Penny and Sacajawea dollar are the only coins currently minted in the United States with profiles that face to the right. All other US coins - the half dollar, quarter, dime, and nickel - feature profiles that face to the left. Many rumors circulate the internet concerning this difference, some of which can be characterized as imaginative or plain funny. One popular belief is that Lincoln faces to the right because he was a Republican. Another theory is that he faces the opposite way of the other presidents, because he was assassinated, something which is just not true as Kennedy's portrait on the half dollar faces to the left. Last but not least, a theory postulates that the other presidents are turning their back on Lincoln because he freed the slaves!

The likeness of President Lincoln on the penny is an adaption of a plaque executed by Victor David Brenner, an outstanding portraitist and sculptor. President Theodore Roosevelt was so impressed with Mr. Brenner's design of a Lincoln plaque that he recommended to the Secretary of the Treasury that the design be placed on a coin to be issued in the Lincoln Centennial Year, 1909. The direction that Lincoln faces on the cent was not mandated -- this was simply the choice of the designer.

In God We Trust

In 1792, Congress required that all American coins show on one side "an impression emblematic of Liberty, with an inscription of the word Liberty, and the year of coinage". This requirement has been followed since and the phrase "In God We Trust", which was first used on US coins in 1864, is the motto that appears on all US coins today.

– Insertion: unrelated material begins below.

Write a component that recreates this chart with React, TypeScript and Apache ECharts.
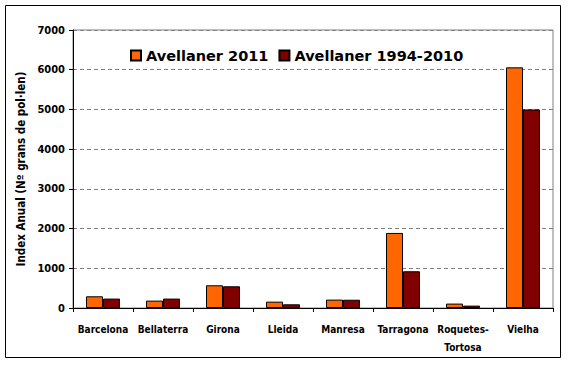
import React, { useEffect, useRef } from "react";
import * as echarts from "echarts";

const categories = ["Barcelona", "Bellaterra", "Girona", "Lleida", "Manresa", "Tarragona", "Roquetes-\nTortosa", "Vielha"];
const series2011 = [295, 186, 572, 160, 211, 1890, 111, 6060];
const series1994 = [237, 237, 547, 93, 208, 925, 60, 5000];
const seriesNames = ["Avellaner 2011", "Avellaner 1994-2010"];
const yTicks = { min: 0, max: 7000, interval: 1000 };

const FONT = "'DejaVu Sans Condensed', 'DejaVu Sans', sans-serif";

export default function App() {
  const ref = useRef<HTMLDivElement>(null);
  useEffect(() => {
    const chart = echarts.init(ref.current!, null, { renderer: "svg" });
    chart.setOption({
      animation: false,
      backgroundColor: "#ffffff",
      grid: {
        left: 73,
        right: 15,
        top: 30,
        bottom: 57,
        show: true,
        borderColor: "#808080",
        borderWidth: 1,
        backgroundColor: "transparent",
      },
      legend: {
        left: 125,
        top: 43,
        itemWidth: 10,
        itemHeight: 10,
        itemGap: 10,
        icon: "rect",
        textStyle: { fontFamily: "'DejaVu Sans', sans-serif", fontWeight: "bold", fontSize: 14.5, color: "#000" },
        data: seriesNames,
      },
      xAxis: {
        type: "category",
        data: categories,
        axisLine: { lineStyle: { color: "#000", width: 1 } },
        axisTick: { show: true, alignWithLabel: false, length: 4, lineStyle: { color: "#000" } },
        axisLabel: {
          fontFamily: FONT,
          fontWeight: "bold",
          fontSize: 10,
          color: "#000",
          margin: 12,
          lineHeight: 18,
          interval: 0,
        },
      },
      yAxis: {
        type: "value",
        min: yTicks.min,
        max: yTicks.max,
        interval: yTicks.interval,
        name: "Index Anual (Nº grans de pol·len)",
        nameLocation: "middle",
        nameGap: 45,
        nameRotate: 90,
        nameTextStyle: { fontFamily: FONT, fontWeight: "bold", fontSize: 11.5, color: "#000" },
        axisLine: { show: true, lineStyle: { color: "#000", width: 1 } },
        axisTick: { show: true, length: 4, lineStyle: { color: "#000" } },
        axisLabel: {
          fontFamily: FONT,
          fontWeight: "bold",
          fontSize: 11,
          color: "#000",
          margin: 8,
          formatter: (v: number) => String(v),
        },
        splitLine: { show: true, lineStyle: { color: "#808080", type: [4, 3], width: 1 } },
      },
      series: [
        {
          name: seriesNames[0],
          type: "bar",
          data: series2011,
          barWidth: 17,
          barGap: "0%",
          itemStyle: { color: "#FF6600", borderColor: "#000", borderWidth: 1 },
        },
        {
          name: seriesNames[1],
          type: "bar",
          data: series1994,
          barWidth: 17,
          barGap: "0%",
          itemStyle: { color: "#800000", borderColor: "#000", borderWidth: 1 },
        },
      ],
      graphic: [
        {
          type: "rect",
          shape: { x: 5.5, y: 5.5, width: 555, height: 352 },
          style: { fill: "none", stroke: "#000", lineWidth: 1 },
          silent: true,
        },
      ],
    });
    return () => chart.dispose();
  }, []);
  return <div ref={ref} style={{ position: "fixed", left: 0, top: 0, width: 568, height: 365 }} />;
}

From Treasury Department records it appears that the first suggestion that God be recognized on US coinage can be traced to a letter addressed to the Secretary of Treasury from a minister in 1861. An Act of Congress, approved on April 11, 1864, authorized the coinage of two-cent coins upon which the motto first appeared. The motto was omitted from the new gold coins issued in 1907, causing a storm of public criticism. As a result, legislation passed in May 1908 made "In God We Trust" mandatory on all coins on which it had previously appeared. Legislation approved July 11, 1955, made the appearance of "In God We Trust" mandatory on all coins and paper currency of the United States. By Act of July 30, 1956, "In God We Trust" became the national motto of the United States. Several years ago, the appearance of "In God We Trust" on US money was challenged in the federal courts. The challenge was rejected by the lower federal courts, and the Supreme Court of the United States declined to review the case.

Commemorative coins

Various commemorative coins have been issued from time to time in various denominations to honor a particular noteworthy person, place or event. The first such coin was issued in 1892 to commemorate the World Columbian Exposition in Chicago. These coins are usually made in limited quantities, sell at a premium and -since they are legislated by the US Mint- are legal tender but rarely circulate as normal coinage.

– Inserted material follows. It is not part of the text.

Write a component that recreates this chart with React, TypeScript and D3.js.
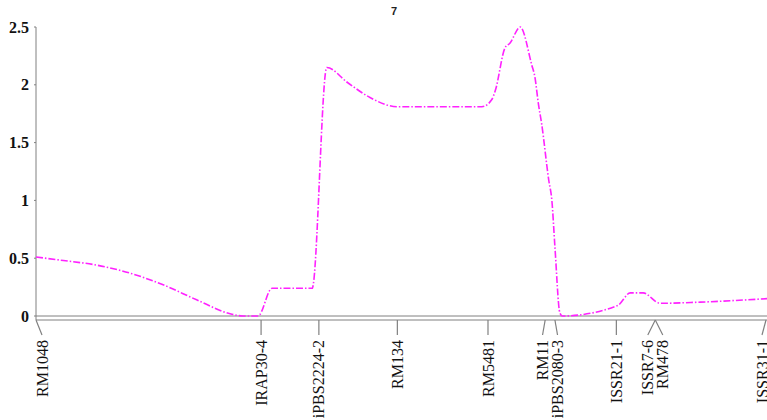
import React from "react";
import * as d3 from "d3";

// Linkage group 7: marker map positions (cM) and LOD profile
const markerNames = [
  "RM1048", "IRAP30-4", "iPBS2224-2", "RM134", "RM5481", "RM11",
  "iPBS2080-3", "ISSR21-1", "ISSR7-6", "RM478", "ISSR31-1",
];
const markerPos = [0, 37.0, 46.5, 59.4, 74.3, 83.7, 85.3, 95.4, 101.8, 101.8, 120.0];

const profilePos = [
  0, 4.5, 10.0, 15.5, 20.9, 26.4, 31.9, 34.0, 36.5, 38.8, 45.4, 47.8, 51.2, 54.9, 59.4,
  73.3, 74.9, 75.5, 77.1, 77.9, 79.6, 81.5, 82.0, 82.6, 83.1, 84.3, 84.8, 85.3, 86.1, 86.5,
  95.6, 97.7, 99.8, 102.6, 109.2, 120.2,
];
const profileLod = [
  0.51, 0.48, 0.44, 0.37, 0.27, 0.14, 0.02, 0.0, 0.0, 0.24, 0.24, 2.15, 2.02, 1.89, 1.81,
  1.81, 1.87, 1.95, 2.32, 2.36, 2.5, 2.17, 2.07, 1.83, 1.67, 1.17, 1.0, 0.6, 0.03, 0.0,
  0.09, 0.2, 0.2, 0.11, 0.12, 0.15,
];
const yTicks = [0, 0.5, 1, 1.5, 2, 2.5];
const chartTitle = "7";

const W = 767;
const H = 420;
const x0 = 36;
const yBase = 316;

export default function App() {
  const x = d3.scaleLinear().domain([0, 120]).range([x0, 766]);
  const y = d3.scaleLinear().domain([0, 2.5]).range([yBase, 27]);

  const line = d3
    .line<number>()
    .x((_, i) => x(profilePos[i]))
    .y((d) => y(d))
    .curve(d3.curveMonotoneX);

  // spread marker labels so they don't overlap
  const minGap = 15;
  const lx = markerPos.map((p) => Math.min(762, Math.max(42, x(p))));
  for (let iter = 0; iter < 50; iter++) {
    for (let i = 1; i < lx.length; i++) {
      const gap = lx[i] - lx[i - 1];
      if (gap < minGap) {
        const push = (minGap - gap) / 2;
        lx[i - 1] -= push;
        lx[i] += push;
      }
    }
  }

  const tickTop = 320;
  const tickBottom = 335;
  const labelTop = 340;

  return (
    <svg
      width={W}
      height={H}
      style={{ position: "absolute", left: 0, top: 0, background: "#fff" }}
    >
      <text
        x={394}
        y={15}
        textAnchor="middle"
        fontFamily="Liberation Sans, Arial, sans-serif"
        fontWeight="bold"
        fontSize={11}
        fill="#222"
      >
        {chartTitle}
      </text>

      {/* y axis */}
      <line x1={x0} x2={x0} y1={27} y2={320} stroke="#808080" strokeWidth={1} />
      {yTicks.map((t) => (
        <g key={t}>
          <line x1={x0 - 2} x2={x0} y1={y(t)} y2={y(t)} stroke="#808080" />
          <text
            x={29}
            y={y(t)}
            dy="0.35em"
            textAnchor="end"
            fontFamily="Liberation Serif, Times New Roman, serif"
            fontWeight="bold"
            fontSize={16}
            fill="#111"
          >
            {String(t)}
          </text>
        </g>
      ))}

      {/* x axis (double rule) */}
      <line x1={x0} x2={W} y1={yBase} y2={yBase} stroke="#808080" strokeWidth={1} />
      <line x1={x0} x2={W} y1={320} y2={320} stroke="#808080" strokeWidth={1} />

      {/* marker ticks and labels */}
      {markerNames.map((name, i) => (
        <g key={name}>
          <line
            x1={x(markerPos[i])}
            y1={tickTop}
            x2={lx[i]}
            y2={tickBottom}
            stroke="#808080"
            strokeWidth={1.2}
          />
          <text
            transform={`translate(${lx[i]},${labelTop}) rotate(-90)`}
            dy="0.35em"
            textAnchor="end"
            fontFamily="Liberation Serif, Times New Roman, serif"
            fontSize={16}
            fill="#111"
          >
            {name}
          </text>
        </g>
      ))}

      {/* LOD profile */}
      <path
        d={line(profileLod) || ""}
        fill="none"
        stroke="#ff22ff"
        strokeWidth={1.6}
        strokeDasharray="7,2,1.5,2"
      />
    </svg>
  );
}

  • Sacagewea and Susan B. Anthony are the only women honored on a circulating coin, both on a dollar coin
  • George Washington first appeared on a commemorative dollar, with the Marquis de Lafayette, in 1899
  • In 1893, Queen Isabella of Spain became the first woman to be featured on a US commemorative coin
  • The first coin to feature an African-American was the Booker T. Washington Memorial Half Dollar

In 1999, the design of the US quarter changed as part of the new "Statehood Programme". Reverses of circulating quarters were replaced with designs representative of each of the fifty states. Each year from 1999 through 2008, five different quarters, commemorating five states will be issued in the order in which the states ratified the Constitution or were admitted to the Union. These "State Quarters" are intended for general circulation but special silver proof coins will also be sold to collectors.